All kinds of bad things are happening as a result of technology; to hear people talk, you'd think the devil himself had turned up on the motherboard.
Yes, people are forgetting how to use cursive script because they don't write much any more except by keyboard, but somehow this is like lamenting the loss of washing clothes by hand--it may be an artesanal skill, it may have cultural value, but most of us do so much better with the washing machine. It is truly a shame that people no longer write letters, because letters have been the record of history itself. But in the age of information, your main worry is that you don't show up on YouTube. There are plenty of people writing about history and contemporary politics, and information--good, bad, and mediocre--flood us now.
It makes me think of the European enchantment with Mexican Indians and their culture. Europeans come over to study them, to wear Indian jewelry or clothing, to adopt political stances about conserving the Indian cultures and mores, but those mores are responsible for the abject, hunger-causing poverty of these tribes, for the total subjugation of women in these tribes, and for the almost universal lack of higher education even among the boys.
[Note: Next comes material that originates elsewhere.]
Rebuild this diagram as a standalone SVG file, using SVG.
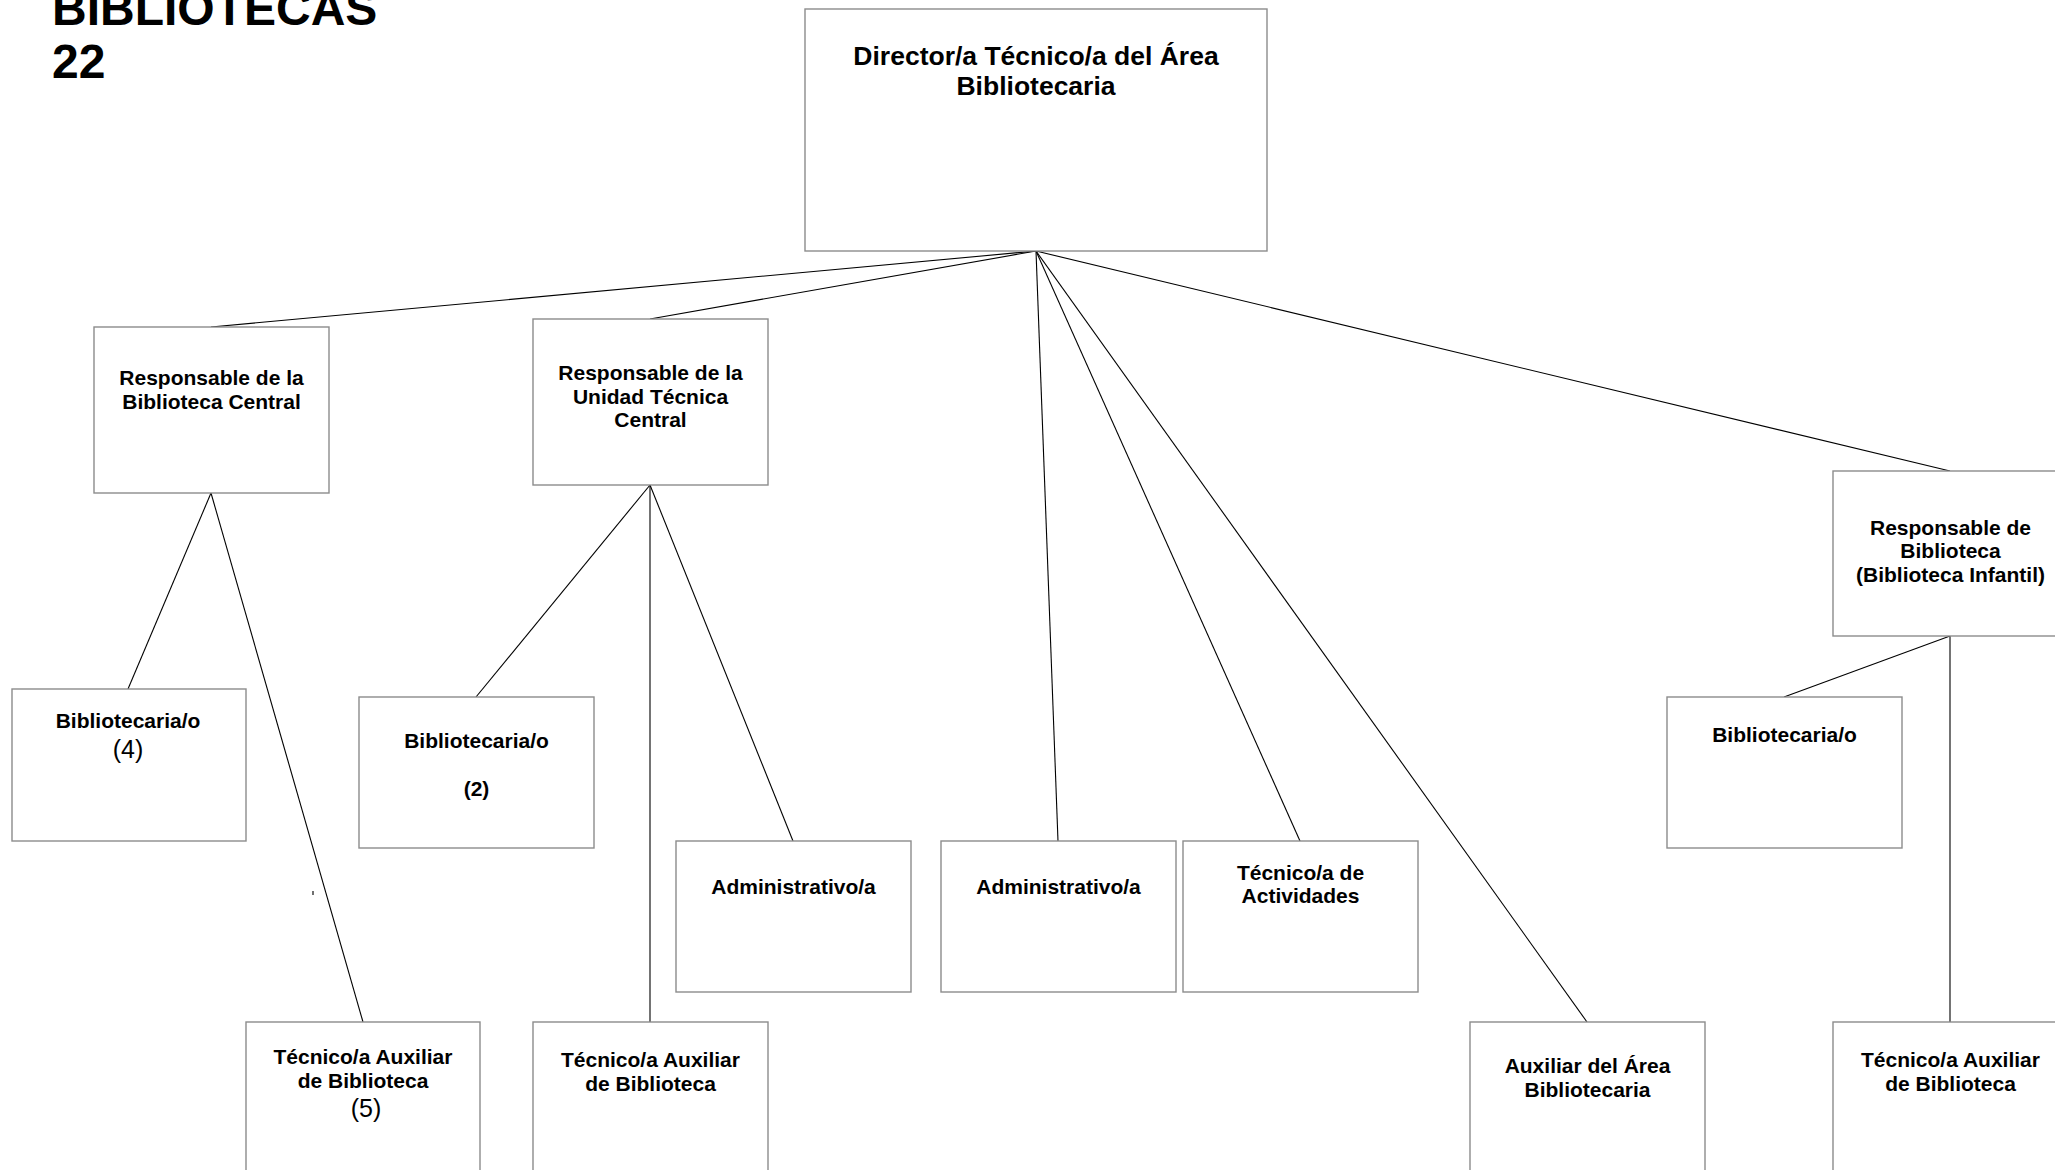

If that is the price to pay for a few Indian dances and some woven baskets, it isn't worth it by a long shot. I have visited these tribes, and know whereof I speak.
Technology has permitted my mom to stay in touch with dozens of friends and family; now that she is seriously ill, it has enabled me to stay in touch with my brother by iPhone. That alone has been worth the trip for me. So let's hear it for technology. It doesn't mean you can't write a letter in longhand or learn how to spell and punctuate, so what's the problem?